A lire également : Tunisie, chroniques d’une impasse politique par Seif Soudani

3 Commentaires

  1. Oh ce voile, comme disait le Défunt Dr Ali Shariati, le voile de la femme musulmane est comme les piques d’une rose dans l’oeil de l’occident arrogant.
    Ils nous parlent du voile lorsque les femmes tunisiennes meurent pour aucun crime autre que vouloir la volonté du peuple tunisien soit établie et que la parole politique soit donné a tous, islamiste ou non, laïc ou non….

    Pas beaucoup de voilées? Juste quasiment toutes les femmes et on remarque sur la photo que vous racontez n’importe quoi.

    Voilées ou non, il y aura une république ISLAMIQUE de Tunisie avec ce qu’il a de voile pour emmerder tous les occidentaux arrogants.

  2. Plutôt que de critiquer le pays il faut au contraire le féliciter et l’encourager pour ses initiatives telles que la construction de plusieurs universités et le soutien à la poursuite des études supérieures ; ou encore le courage de nos politiques qui, lors des anciennes manifestations contre le chômage, ont appelé à la construction de plus d’écoles d’ingénieurs… En Tunisie presque chaque village a une Université : le pays a passé de 12 000 étudiants a 350 000 etudiants dont 60 % des filles.

    La Tunisie est devenu le pays d’1 million d’ingénieurs. Nos jeunes ingénieurs construisent aujourd’hui des Avions AIRBUS alors qu’avant ils ne faisaient que fabriquer des vêtements et des slips !!!.
    Je suis fier de lire dans la presse mondial sur les compétences tunisiennes qui travaillent dans les grands groupes (en Europe, USA…), dans les grandes universités, la Nasa…

    Scientifiquement, économiquement et technologiquement, la Tunisie est classé le 1er pays d’Afrique et du Monde arabe.
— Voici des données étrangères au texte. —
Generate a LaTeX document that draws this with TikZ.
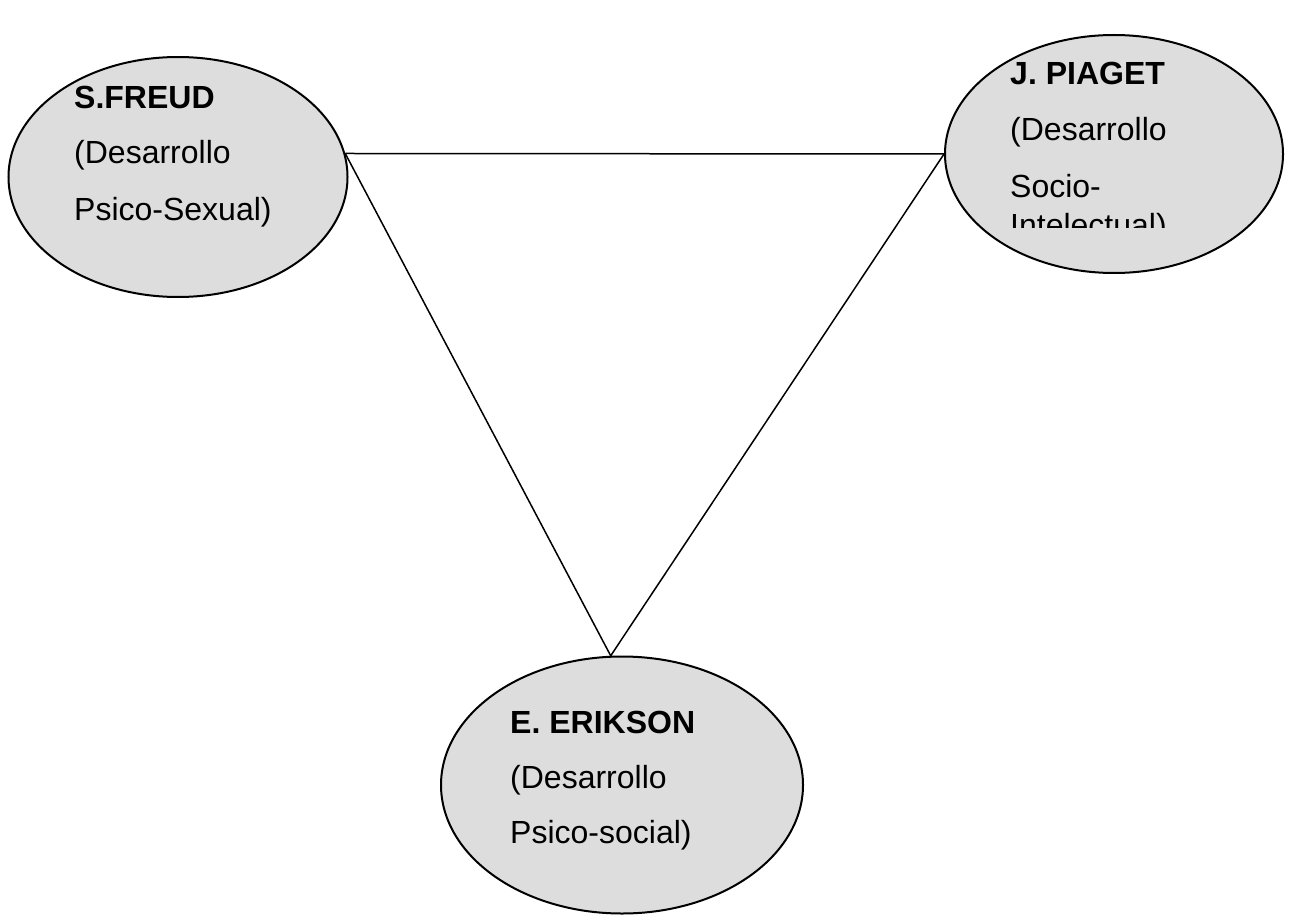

    D’après l’ONU, la Tunisie (sans ressources naturelles) est classée 1er pays arabe et 16 pays mondial !! en investissement dans le système d’éducation

    La Tunisie préfère avoir des chômeurs diplômés que des chômeurs incultes. Les autres pays préfèrent eux fermer les universités et réduire les taux de réussite au bac.